CEPEJ : la justice française au comparatif européen
La Commission européenne pour l’efficacité de la justice (CEPEJ) vient de rendre son rapport comparant les systèmes judiciaires des pays du Conseil de l’Europe, essentiellement sous l’angle budgétaire. Si le système judiciaire français est en progression, les retards restent importants vis-à-vis de nos voisins.
Depuis quinze ans, les rapports de la CEPEJ sont scrutés en France. Si les approches comparatives ont leurs limites (les données de la CEPEJ ne prennent pas en compte tout ce qui relève des peines et de leur exécution, mais intègrent la justice administrative), ces comparaisons montrent souvent le retard français en matière judiciaire. Si les budgets des dernières années ont permis de faire progresser notre système, le fossé reste important avec nos voisins directs. D’autant que la crise budgétaire que nous connaissons risque de peser sur l’évolution des prochaines années.
Le rapport, qui se base sur les chiffres de 2022, indique que le budget exécuté du système judiciaire par habitant en France était de 77,2 €. C’est 4,7 € de plus qu’en 2020 et 7,3 € de plus qu’en 2018. Toutefois, l’effort en pourcentage du PIB est resté constant. Surtout, en termes d’effort budgétaire global, la France reste sous la moyenne européenne, qui est de 85,4 € (la médiane des 46 pays étant à 74,8 €). Par comparaison, ces montants chez nos voisins étaient en 2022 de 96,8 € en Espagne, 100,6 € en Italie, 102,5 € en Belgique et de 136,1 € en Allemagne.
On compte en France 11,3 juges professionnels pour 100 000 habitants. C’est en deçà de la médiane européenne (17,6 juges), et encore plus loin de la médiane (21,9 juges). Le retard français n’a pas été rattrapé. Car si la situation en 2022 s’était légèrement améliorée, ce mouvement est identique dans presque tous les pays d’Europe. Par ailleurs, le nombre de personnels non-juges (greffiers, assistants, secrétaires) est aussi très inférieur à la médiane européenne (37,3 contre 57,9), signe que le déficit en personnel est global et dépasse les seuls magistrats.
D’autant que les juges français, par rapport à leurs collègues européens sont relativement mal payés : si le salaire brut des magistrats en début de carrière est proche de la médiane européenne, une fois comparée avec le salaire moyen du pays, leur situation est nettement moins avantageuse. Il est toutefois à noter que, depuis, un important rattrapage salarial a été effectué.
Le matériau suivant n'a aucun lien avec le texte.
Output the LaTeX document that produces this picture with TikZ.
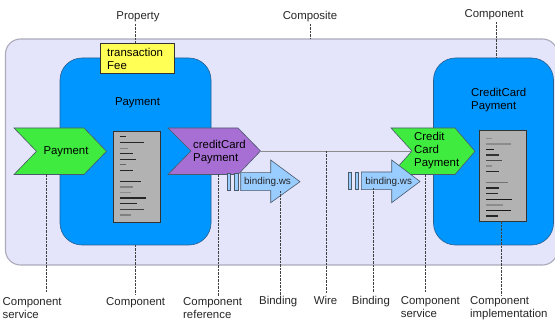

Le gros point noir du système français est le manque de moyens alloués aux services du ministère public. C’est 13,6 € par habitant, soit 5 € de moins que la moyenne européenne. La France se distingue par le faible nombre de procureurs : 3,2 pour 100 000 habitants, contre 11,2 pour la médiane européenne. Simultanément ces procureurs doivent faire face « à un nombre très élevé d’affaires pénales de première instance reçues, de l’ordre de 6,4 pour 100 habitants, la médiane européenne étant de 2,3 ». Et ceci, « avec un large éventail d’attributions ». La France a donc très peu de procureurs, alors qu’ils effectuent des tâches nombreuses et variées.
Une justice souvent plus lente
Le nombre d’affaires par habitant est très proche des médianes des autres pays européens, que ce soit au civil, au pénal ou en administratif.
Toutefois, en France, il y a plus d’appels au civil, et moins en matière pénale et administrative que dans les autres pays.
La France fait partie des neuf États qui ont amélioré leur efficacité globale au regard des affaires civiles et commerciales contentieuses, passant entre 2020 et 2022 de la catégorie « avertissement » à « standard ». Au civil, si la durée d’écoulement théorique du stock d’affaires reste élevée (333 jours), elle a fortement diminué par rapport à 2018 et 2020. Le calcul n’a pu être effectué en matière pénale. Le taux de classement pour défaut d’identification de l’auteur est bien plus important en France que dans le reste de l’Europe.
L’accès la justice, point fort du système français
En matière de développement informatique, la justice administrative est en avance, alors que la justice judiciaire connaît un important retard. Comme d’autres pays, la France a avancé en matière de recours à la médiation et aux modes alternatifs de règlement des différends (MARD).
La France se distingue en matière d’accès à la justice. Nous sommes un des seuls pays, avec le Luxembourg et l’Espagne, qui n’exigent pas le paiement de taxes de justice. Une exception en Europe, où ce droit de timbre est une caractéristique commune des systèmes judiciaires. Notre pays est également dans la moyenne du budget consacré à l’aide judiciaire : 9,28 € par habitant, quand la moyenne européenne est à 10 €, et que dans de nombreux pays ce montant est marginal.